Instrumentaliserte Medien
Die Presse in Rumänien, ob Printmedien oder televisionär gestrickt, ist Interessen gesteuert, aber keinesfalls unabhängig, und schon gar nicht neutral und objektiv. Sie singt das Lied derer, von denen sie bezahlt wird, das Lied von Wirtschaftsunternehmen, die die Umwelt ohne Rücksicht auf Verluste ausbeuten, oder sie trällert die Partitur der staatlichen Administration, von der sie erfolgreich instrumentalisiert worden ist. „Informationen“ aus diesen Kanälen sind mit Vorsicht zu genießen. Bei uns zwischen Kiel und Konstanz, Aachen und Görlitz, im medialen Network des Deutsch-Michels, ist es nicht viel anders. Vielleicht sind die spärlichen Reportagen und Berichte darüber auch einer gewissen vertrauensseligen Blauäugigkeit geschuldet. Aber sie entsprechen wohl eher nicht den tatsächlichen Begebenheiten vor Ort.
Einen ungefilterten, durchaus subjektiv geprägten Blick auf die aktuelle Lage in Rumänien gewährt ein aufschlussreiches Interview mit Vlad Ioachimescu, einem an der Fimhochschule UNATC „I.L.Caragiale“ in Bukarest als Forscher und Universitäts-Assistent tätigen Wissenschaftler, das dieser dem zeitkritischen Politik-Portal „Politropolis“ gegeben hat:
Und was ist aus der ganzen Sache mit dem zigtausendfachen Hundemord geworden?
Nachtrag März 2015:
Für beträchtlichen gesellschaftlichen und politischen Zündstoff sorgt das Problem der wachsenden Straßenhundepopulation inzwischen auch in Indien. Schätzungen zufolge sollen dort 25 Millionen herrenloser Vierbeiner herumstreunen. Damit einhergehend gibt es auch immenses Tollwutproblem. Die Weltgesundheitsorganisation registriert im Land pro Jahr durchschnittlich 20.000 Todesfälle durch die vor allem durch Hundebisse übertragene Krankheit.

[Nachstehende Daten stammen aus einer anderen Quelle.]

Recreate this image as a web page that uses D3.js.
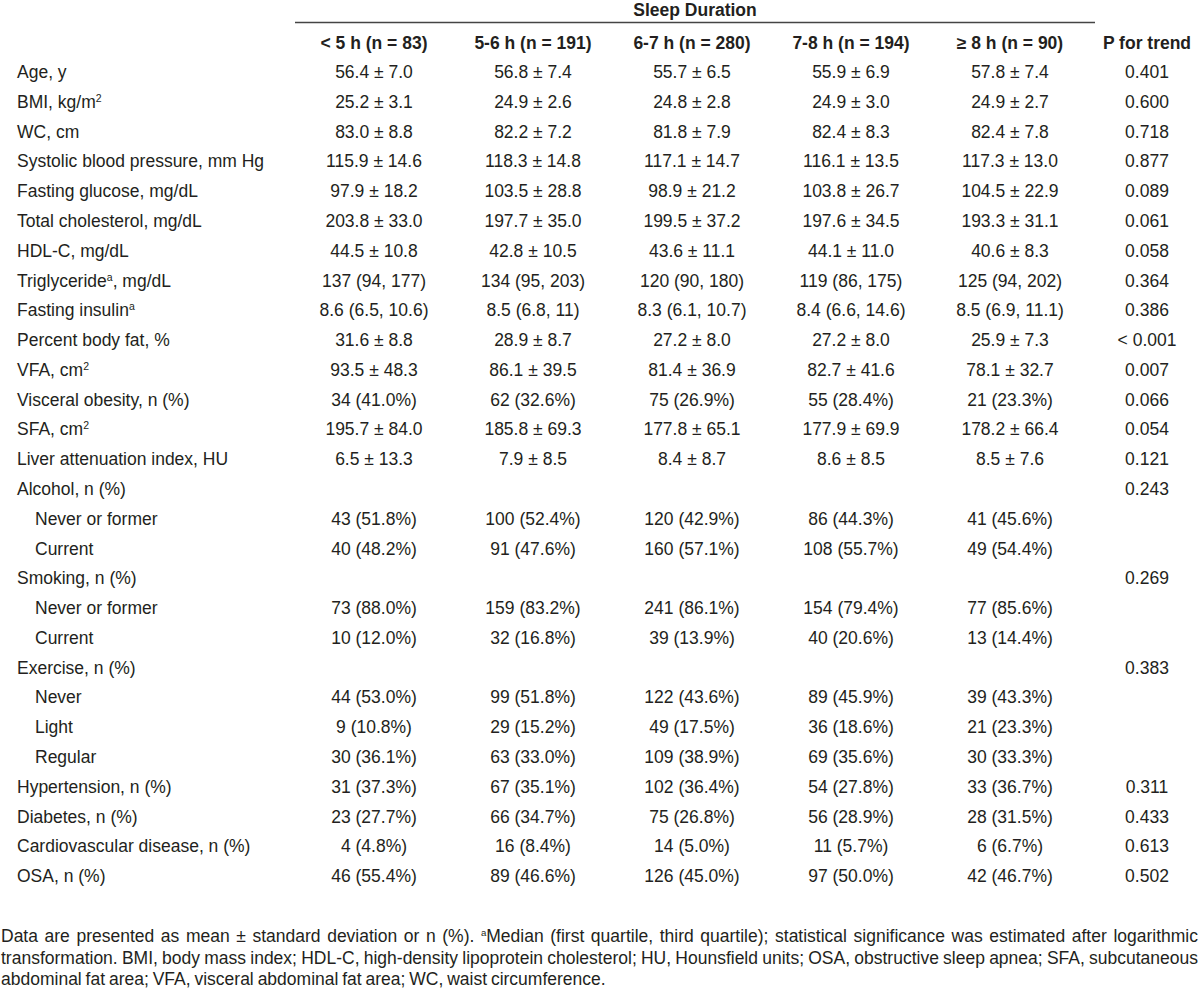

Dass da die Organisation “Menschen für die Ausrottung von Straßentieren” Zulauf bekommt, wundert nicht. Aber der “Verband zur Ausrottung der Grausamkeit gegenüber Tieren” hält dagegen. Tiere seien die schwächsten Mitglieder der Gesellschaft. Wer ihnen helfe, werde zum besseren Menschen, sagt eine Aktivistin.